OPINIÃO
Uma oferta de supersalário a vossos santíssimos meritíssimos
Proposta identifica verbas que fogem ao teto constitucional para beneficiar servidores
Em fevereiro de 2011, uma agente de trânsito abordou um motorista sem carteira de habilitação conduzindo um veículo sem placa. O infrator identificou-se como magistrado e a servidora retrucou: "Juiz não é Deus". Ela recebeu voz de prisão e foi condenada a indenizá-lo em R$ 5.000 por danos morais —sentença revertida apenas em 2020.
Constata-se a divindade da magistratura nos sagrados supersalários. Juízes e desembargadores operam o milagre de caminharem sobre o teto constitucional do funcionalismo público sem dificuldades. Apenas nos tribunais estaduais, conforme a Transparência Brasil constatou, o contribuinte brasileiro desembolsou R$ 4,5 bilhões acima do teto em 2023. Em Mato Grosso do Sul, o vencimento médio pago a cada membro chegou a R$ 85 mil.
A graça é alcançada com divinos penduricalhos, ofertados —do bolso da população— em grande parte por eles mesmos, em atos administrativos próprios, sem amparo legislativo. Tal qual de água para vinho, transformam a natureza de benefícios, que deixam de ser remuneratórios —limitados ao teto— para se tornar indenizatórios, cujo limite é o céu.
A licença-compensatória, que aumenta seus salários em até um terço, custou R$ 819 milhões ao Judiciário desde julho do ano passado, conforme a Transparência Brasil revelou recentemente.
O Ministério Público também é celestial, reiteradamente pregando a paridade de carreiras com o Judiciário para replicar os benefícios que lhe convém. Tanto que, a despeito de o Estatuto do Ministério Público da União autorizar a conversão em dinheiro da licença-prêmio apenas em caso de morte, ela é paga a 85% dos procuradores, o que consumiu meio bilhão de reais em quatro anos.
A redação inicial da PEC 45/2024 ousou questionar esses dogmas. Mas o Congresso recebeu romarias de associações de classe do sistema de Justiça para a conversão dos parlamentares. A versão aprovada abre caminhos para os contracheques continuarem imaculados. Quem sabe deputados e senadores já tenham com isso até conseguido reservar seu lugar no paraíso.

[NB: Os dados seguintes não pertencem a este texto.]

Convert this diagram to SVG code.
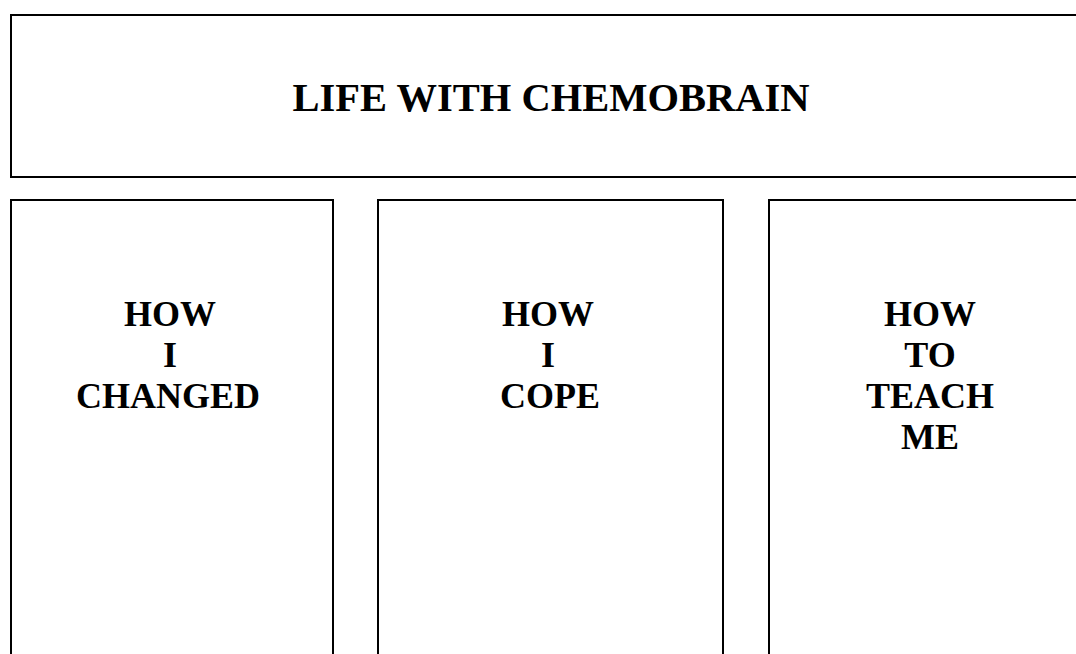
<svg xmlns="http://www.w3.org/2000/svg" width="1076" height="654" viewBox="0 0 1076 654">
<style>
.box{fill:#fff;stroke:#000;stroke-width:2}
.t{font-family:"Liberation Serif","Times New Roman",serif;font-weight:bold;fill:#000;text-anchor:middle}
.title{font-size:40.5px}
.lbl{font-size:36px}
</style>
<rect width="1076" height="654" fill="#fff"/>
<g id="title">
<rect class="box" x="11" y="15" width="1080" height="162"/>
<text class="t title" x="551" y="111">LIFE WITH CHEMOBRAIN</text>
</g>
<g id="changed">
<rect class="box" x="11" y="200" width="322" height="470"/>
<text class="t lbl" x="170" y="326">HOW</text>
<text class="t lbl" x="170" y="367">I</text>
<text class="t lbl" x="168" y="408">CHANGED</text>
</g>
<g id="cope">
<rect class="box" x="378" y="200" width="345" height="470"/>
<text class="t lbl" x="548" y="326">HOW</text>
<text class="t lbl" x="548" y="367">I</text>
<text class="t lbl" x="550" y="408">COPE</text>
</g>
<g id="teach">
<rect class="box" x="769" y="200" width="322" height="470"/>
<text class="t lbl" x="930" y="326">HOW</text>
<text class="t lbl" x="930" y="367">TO</text>
<text class="t lbl" x="930" y="408">TEACH</text>
<text class="t lbl" x="930" y="449">ME</text>
</g>
<g id="connectors"/>
</svg>
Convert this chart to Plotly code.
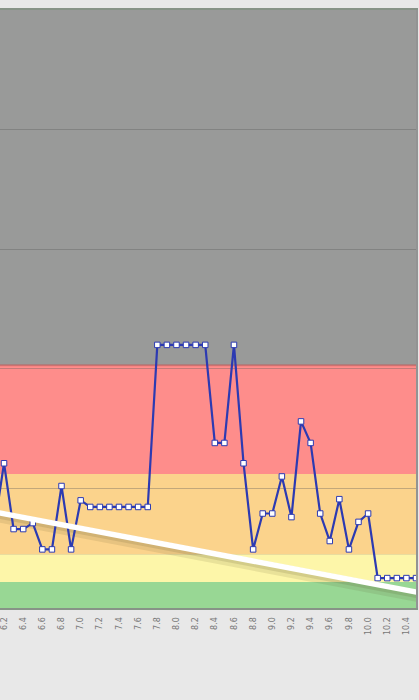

O mesmo Parlamento que se agiganta sobre o Orçamento do Executivo, apoderando-se com suas emendas de um quarto das despesas livres, ajoelhou-se para louvar as santidades judiciais. Não ousaram replicar o questionamento feito pela agente de trânsito há 13 anos.
O próximo capítulo pode ser a aprovação do PL dos Supersalários. A proposta identifica as verbas indenizatórias que não entram na conta do teto constitucional. O texto originado do Senado foi desvirtuado pela Câmara, que multiplicou as exceções tal qual o milagre dos pães, legalizando a já mencionada licença-compensatória.
Obviamente, não se trata de alimentar uma multidão, mas sim engordar os bolsos da diminuta e autoabençoada elite do serviço público.